- Task to complete
The lines to extract run from the first line of the material below to the line containing "(0,0) rectangle (1088,561);", both included; leave the pictures behind.

- Data shown
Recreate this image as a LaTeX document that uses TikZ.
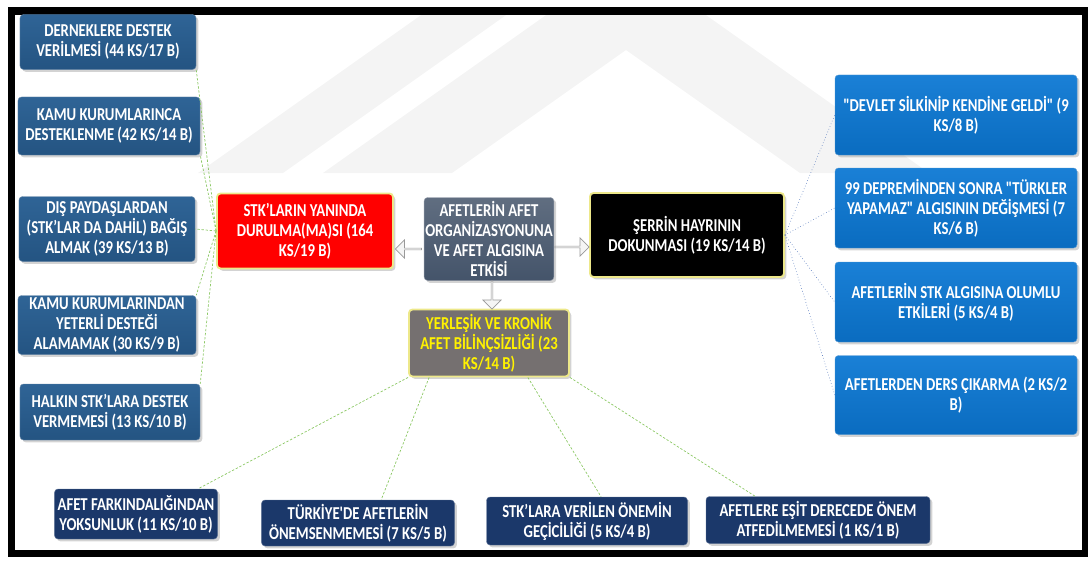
\documentclass[tikz,border=0pt]{standalone}
\usepackage{fontspec}
\setmainfont{Carlito}[FakeStretch=0.81]
\newfontfamily\plainquote{Carlito}[FakeStretch=0.81]
\newcommand{\straightdq}{{\plainquote\bfseries"}}
\usepackage{xcolor}
\usetikzlibrary{positioning, calc, shadows, shapes.arrows}
\definecolor{leftblue}{HTML}{245482}
\definecolor{leftblueTop}{HTML}{2F6496}
\definecolor{rightblue}{HTML}{0A6CC0}
\definecolor{rightblueTop}{HTML}{1A80D6}
\definecolor{navyblue}{HTML}{1B386A}
\definecolor{slateblue}{HTML}{44546A}
\definecolor{darkgray}{HTML}{757070}
\definecolor{glowyellow}{HTML}{EDE88A}
\definecolor{linegreen}{HTML}{8CC865}
\definecolor{lineblue}{HTML}{4A6FB8}
\definecolor{watermark}{HTML}{F4F4F4}

\begin{document}
\begin{tikzpicture}[
    x=0.03cm, y=-0.03cm,
    box/.style={
        rectangle, rounded corners=3pt, align=center, inner sep=1pt,
        font=\bfseries\fontsize{15.5}{17}\selectfont, text=white,
        drop shadow={opacity=0.35, shadow xshift=2pt, shadow yshift=-2pt}
    },
    lblock/.style={box, top color=leftblueTop, bottom color=leftblue, draw=leftblue!70!white, line width=0.4pt},
    rblock/.style={box, top color=rightblueTop, bottom color=rightblue, draw=rightblue!70!white, line width=0.4pt},
    bblock/.style={box, fill=navyblue, draw=navyblue!70!white, line width=0.4pt},
    glowblock/.style={box, draw=glowyellow, line width=1.6pt},
    harrow/.style={single arrow, draw=gray!80, fill=gray!8, line width=0.6pt,
        inner sep=0pt, minimum width=0.54cm, single arrow head extend=0.1cm},
    gline/.style={draw=linegreen, line width=0.6pt, dash pattern=on 2pt off 1.5pt},
    bline/.style={draw=lineblue, line width=0.5pt, dotted},
]
\useasboundingbox (0,0) rectangle (1088,561);

% ── Watermark ────────────────────────────────────────────────────────────
\fill[watermark] (198,173) -- (283,173) -- (509,13) -- (424,13) -- cycle;
\fill[watermark] (323,173) -- (549,13) -- (703,13) -- (929,173) -- (800,173)
    -- (626,50) -- (452,173) -- cycle;

% ── Frame ────────────────────────────────────────────────────────────────
\draw[line width=0.21cm] (11.5,11) rectangle (1085.5,553);

% ── Left column ──────────────────────────────────────────────────────────
\node[lblock, minimum width=5.28cm, minimum height=1.65cm] (dernek) at (108,42)
    {DERNEKLERE DESTEK\\VERİLMESİ (44 KS/17 B)};
\node[lblock, minimum width=5.46cm, minimum height=1.74cm] (kamu_destek) at (109,126)
    {KAMU KURUMLARINCA\\DESTEKLENME (42 KS/14 B)};
\node[lblock, minimum width=5.28cm, minimum height=1.95cm] (dis_bagis) at (107,229)
    {DIŞ PAYDAŞLARDAN\\(STK’LAR DA DAHİL) BAĞIŞ\\ALMAK (39 KS/13 B)};
\node[lblock, minimum width=5.34cm, minimum height=1.77cm] (kamu_yetersiz) at (107,325)
    {KAMU KURUMLARINDAN\\YETERLİ DESTEĞİ\\ALAMAMAK (30 KS/9 B)};
\node[lblock, minimum width=5.40cm, minimum height=1.68cm] (halk) at (110,412)
    {HALKIN STK’LARA DESTEK\\VERMEMESİ (13 KS/10 B)};

% ── Centre ───────────────────────────────────────────────────────────────
\node[glowblock, fill=red, minimum width=5.28cm, minimum height=2.25cm] (stk) at (305,231)
    {STK’LARIN YANINDA\\DURULMA(MA)SI (164\\KS/19 B)};
\node[box, top color=slateblue!85!white, bottom color=slateblue, draw=slateblue!60!white,
      minimum width=3.87cm, minimum height=2.49cm] (etki) at (489,239)
    {AFETLERİN AFET\\ORGANİZASYONUNA\\VE AFET ALGISINA\\ETKİSİ};
\node[glowblock, fill=darkgray, text=yellow, minimum width=4.8cm, minimum height=2.01cm]
    (bilincsiz) at (489,343)
    {YERLEŞİK VE KRONİK\\AFET BİLİNÇSİZLİĞİ (23\\KS/14 B)};
\node[glowblock, fill=black, minimum width=5.82cm, minimum height=2.52cm] (serrin) at (687,235)
    {ŞERRİN HAYRININ\\DOKUNMASI (19 KS/14 B)};

% ── Right column ─────────────────────────────────────────────────────────
\node[rblock, minimum width=7.26cm, minimum height=2.4cm] (devlet) at (956,115)
    {\straightdq DEVLET SİLKİNİP KENDİNE GELDİ\straightdq\ (9\\KS/8 B)};
\node[rblock, minimum width=7.26cm, minimum height=2.4cm] (deprem) at (956,208)
    {99 DEPREMİNDEN SONRA \straightdq TÜRKLER\\YAPAMAZ\straightdq\ ALGISININ DEĞİŞMESİ (7\\KS/6 B)};
\node[rblock, minimum width=7.26cm, minimum height=2.4cm] (stk_algi) at (956,302)
    {AFETLERİN STK ALGISINA OLUMLU\\ETKİLERİ (5 KS/4 B)};
\node[rblock, minimum width=7.26cm, minimum height=2.37cm] (ders) at (956,395)
    {AFETLERDEN DERS ÇIKARMA (2 KS/2\\B)};

% ── Bottom row ───────────────────────────────────────────────────────────
\node[bblock, minimum width=4.89cm, minimum height=1.5cm] (farkindalik) at (136,514)
    {AFET FARKINDALIĞINDAN\\YOKSUNLUK (11 KS/10 B)};
\node[bblock, minimum width=5.79cm, minimum height=1.38cm] (onemsenme) at (358,523)
    {TÜRKİYE{\plainquote\bfseries'}DE AFETLERİN\\ÖNEMSENMEMESİ (7 KS/5 B)};
\node[bblock, minimum width=6.03cm, minimum height=1.44cm] (gecicilik) at (587,521)
    {STK’LARA VERİLEN ÖNEMİN\\GEÇİCİLİĞİ (5 KS/4 B)};
\node[bblock, minimum width=6.72cm, minimum height=1.41cm] (esitlik) at (818,520)
    {AFETLERE EŞİT DERECEDE ÖNEM\\ATFEDİLMEMESİ (1 KS/1 B)};

% ── Block arrows ─────────────────────────────────────────────────────────
\node[harrow, shape border rotate=180, minimum height=0.78cm] (arr_left)
    at ($(stk.east)!0.5!(etki.west) + (0,14)$) {};
\node[harrow, minimum height=1.02cm] (arr_right)
    at ($(etki.east)!0.5!(serrin.west) + (0,10)$) {};
\node[harrow, shape border rotate=270, minimum height=0.84cm] (arr_down)
    at ($(etki.south)!0.5!(bilincsiz.north) + (3,0)$) {};

% ── Connectors ───────────────────────────────────────────────────────────
\draw[gline] (stk.west) -- (dernek.south east);
\draw[gline] (stk.west) -- (kamu_destek.south east);
\draw[gline] (stk.west) -- (dis_bagis.east);
\draw[gline] (stk.west) -- (kamu_yetersiz.north east);
\draw[gline] (stk.west) -- (halk.north east);

\draw[bline] (serrin.east) -- (devlet.west);
\draw[bline] (serrin.east) -- (deprem.west);
\draw[bline] (serrin.east) -- (stk_algi.west);
\draw[bline] (serrin.east) -- (ders.west);

\draw[gline] (bilincsiz.south west) -- ($(farkindalik.north west)!0.88!(farkindalik.north east)$);
\draw[gline] ($(bilincsiz.south west)!0.13!(bilincsiz.south east)$) -- ($(onemsenme.north west)!0.62!(onemsenme.north east)$);
\draw[gline] ($(bilincsiz.south west)!0.74!(bilincsiz.south east)$) -- ($(gecicilik.north west)!0.57!(gecicilik.north east)$);
\draw[gline] (bilincsiz.south east) -- ($(esitlik.north west)!0.22!(esitlik.north east)$);

\end{tikzpicture}
\end{document}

- Right answer
Recreate this image as a LaTeX document that uses TikZ.
\documentclass[tikz,border=0pt]{standalone}
\usepackage{fontspec}
\setmainfont{Carlito}[FakeStretch=0.81]
\newfontfamily\plainquote{Carlito}[FakeStretch=0.81]
\newcommand{\straightdq}{{\plainquote\bfseries"}}
\usepackage{xcolor}
\usetikzlibrary{positioning, calc, shadows, shapes.arrows}
\definecolor{leftblue}{HTML}{245482}
\definecolor{leftblueTop}{HTML}{2F6496}
\definecolor{rightblue}{HTML}{0A6CC0}
\definecolor{rightblueTop}{HTML}{1A80D6}
\definecolor{navyblue}{HTML}{1B386A}
\definecolor{slateblue}{HTML}{44546A}
\definecolor{darkgray}{HTML}{757070}
\definecolor{glowyellow}{HTML}{EDE88A}
\definecolor{linegreen}{HTML}{8CC865}
\definecolor{lineblue}{HTML}{4A6FB8}
\definecolor{watermark}{HTML}{F4F4F4}

\begin{document}
\begin{tikzpicture}[
    x=0.03cm, y=-0.03cm,
    box/.style={
        rectangle, rounded corners=3pt, align=center, inner sep=1pt,
        font=\bfseries\fontsize{15.5}{17}\selectfont, text=white,
        drop shadow={opacity=0.35, shadow xshift=2pt, shadow yshift=-2pt}
    },
    lblock/.style={box, top color=leftblueTop, bottom color=leftblue, draw=leftblue!70!white, line width=0.4pt},
    rblock/.style={box, top color=rightblueTop, bottom color=rightblue, draw=rightblue!70!white, line width=0.4pt},
    bblock/.style={box, fill=navyblue, draw=navyblue!70!white, line width=0.4pt},
    glowblock/.style={box, draw=glowyellow, line width=1.6pt},
    harrow/.style={single arrow, draw=gray!80, fill=gray!8, line width=0.6pt,
        inner sep=0pt, minimum width=0.54cm, single arrow head extend=0.1cm},
    gline/.style={draw=linegreen, line width=0.6pt, dash pattern=on 2pt off 1.5pt},
    bline/.style={draw=lineblue, line width=0.5pt, dotted},
]
\useasboundingbox (0,0) rectangle (1088,561);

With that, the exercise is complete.